Dünyanın ekonomik kullanımı önemli
Suların kullanımı, enerji tasarrfu, geri kazanılan enerjinin öne çıkarılması gibi konulara ağırlık verdiklerini dile getiren Emre Ilıcalı, HABOM'da 100 bin aydınlatma ampülüne eş değer güneş enerjisi üretildiğini dile getirdi. Tesiste yağmur suları ve evsel atık sular geri dönüştürülerek yüzde 40 su tasarrufu sağlandığına dikkat çeken Ilıcalı, “Tesiste Türkiye'nin en yüksek kapasiteli toprak kaynaklı ısı pompaları kullanılmıştır. HABOM tipik enerji verimli bir binaya göre yüzde 30 daha düşük enerji tüketim oranına sahiptir. Hibrit, elektrikli ve düşük emisyonlu araçlara ayrılacak özel park yerlerine sahip olan HABOM'da kullanılan aydınlatma ve mekanik sistemlerde enerji verimliliği ön planda tutulmaktadır. Binada solar su ısıtma sistemleri ile sıcak su ihtiyacının enerji tüketimi en aza indirilmektedir” dedi.

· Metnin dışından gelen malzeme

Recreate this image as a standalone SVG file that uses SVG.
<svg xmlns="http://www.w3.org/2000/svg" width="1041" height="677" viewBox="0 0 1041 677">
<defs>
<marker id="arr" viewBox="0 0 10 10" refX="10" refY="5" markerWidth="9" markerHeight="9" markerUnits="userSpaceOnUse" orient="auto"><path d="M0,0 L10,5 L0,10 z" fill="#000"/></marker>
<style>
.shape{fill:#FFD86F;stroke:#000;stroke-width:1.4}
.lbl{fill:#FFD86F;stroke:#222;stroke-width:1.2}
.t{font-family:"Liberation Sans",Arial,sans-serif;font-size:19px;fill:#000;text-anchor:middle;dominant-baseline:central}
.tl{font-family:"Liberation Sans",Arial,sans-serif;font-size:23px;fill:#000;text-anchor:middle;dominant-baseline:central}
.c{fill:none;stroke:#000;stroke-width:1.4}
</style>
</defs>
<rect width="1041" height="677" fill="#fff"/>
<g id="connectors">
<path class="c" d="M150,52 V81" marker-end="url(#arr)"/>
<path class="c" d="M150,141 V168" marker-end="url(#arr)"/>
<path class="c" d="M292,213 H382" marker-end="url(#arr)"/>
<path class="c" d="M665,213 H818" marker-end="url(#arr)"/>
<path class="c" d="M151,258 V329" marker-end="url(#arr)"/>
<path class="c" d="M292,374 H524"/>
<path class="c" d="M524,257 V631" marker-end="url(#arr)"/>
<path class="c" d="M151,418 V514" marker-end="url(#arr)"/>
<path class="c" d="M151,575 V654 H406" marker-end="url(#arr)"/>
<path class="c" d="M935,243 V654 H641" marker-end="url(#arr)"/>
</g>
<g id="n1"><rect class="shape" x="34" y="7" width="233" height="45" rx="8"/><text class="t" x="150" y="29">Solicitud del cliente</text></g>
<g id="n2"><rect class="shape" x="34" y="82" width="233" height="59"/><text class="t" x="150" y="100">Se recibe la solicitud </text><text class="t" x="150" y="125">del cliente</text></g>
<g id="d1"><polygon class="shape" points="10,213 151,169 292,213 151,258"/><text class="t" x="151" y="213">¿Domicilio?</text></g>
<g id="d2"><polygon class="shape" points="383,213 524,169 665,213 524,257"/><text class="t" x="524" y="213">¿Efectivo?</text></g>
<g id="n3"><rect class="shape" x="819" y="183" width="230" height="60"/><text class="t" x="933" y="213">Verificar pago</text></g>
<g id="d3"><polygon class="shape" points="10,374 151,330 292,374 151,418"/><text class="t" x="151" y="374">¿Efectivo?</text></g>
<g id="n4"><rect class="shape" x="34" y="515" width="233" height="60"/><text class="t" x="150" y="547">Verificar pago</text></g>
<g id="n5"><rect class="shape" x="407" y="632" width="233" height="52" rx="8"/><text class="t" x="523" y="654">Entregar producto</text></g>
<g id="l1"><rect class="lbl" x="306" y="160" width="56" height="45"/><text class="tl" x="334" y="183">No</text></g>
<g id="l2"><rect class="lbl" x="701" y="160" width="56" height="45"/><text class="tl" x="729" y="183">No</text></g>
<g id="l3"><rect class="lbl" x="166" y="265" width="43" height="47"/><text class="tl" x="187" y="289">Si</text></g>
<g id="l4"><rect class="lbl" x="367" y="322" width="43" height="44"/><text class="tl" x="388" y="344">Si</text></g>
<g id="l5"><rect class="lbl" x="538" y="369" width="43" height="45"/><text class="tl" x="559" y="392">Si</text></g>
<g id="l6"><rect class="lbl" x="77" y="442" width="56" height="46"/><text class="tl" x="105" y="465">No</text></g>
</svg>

Taze hava sirkülasyonu yüksek
Binalarda her türlü sistemin enerji sarfiyatları enerji analizörleri ve bina otomasyon sistemi vasıtasıyla gözlemleneceğini belirten Ilıcalı, bu sayede enerji verimliliği hedeflerinin ne ölçüde yakalandığı anında analiz edilebileceğini söylledi. Binanın yapımı sırasında kullanılan inşaat malzemelerinin yerel olmasına ve en az yüzde 20 oranında geri dönüştürülmüş içeriğe sahip olmasına dikkat edildiğini söyleyen Ilıcalı, bina kullanıcılarının iç yaşam konforu ön planda bulundurulduğu için, bina içerisine verilen taze hava oranlarının Amerikan ASHRAE 62.1 standardının en az yüzde 30 üzerinde tutulduğunu ifade etti.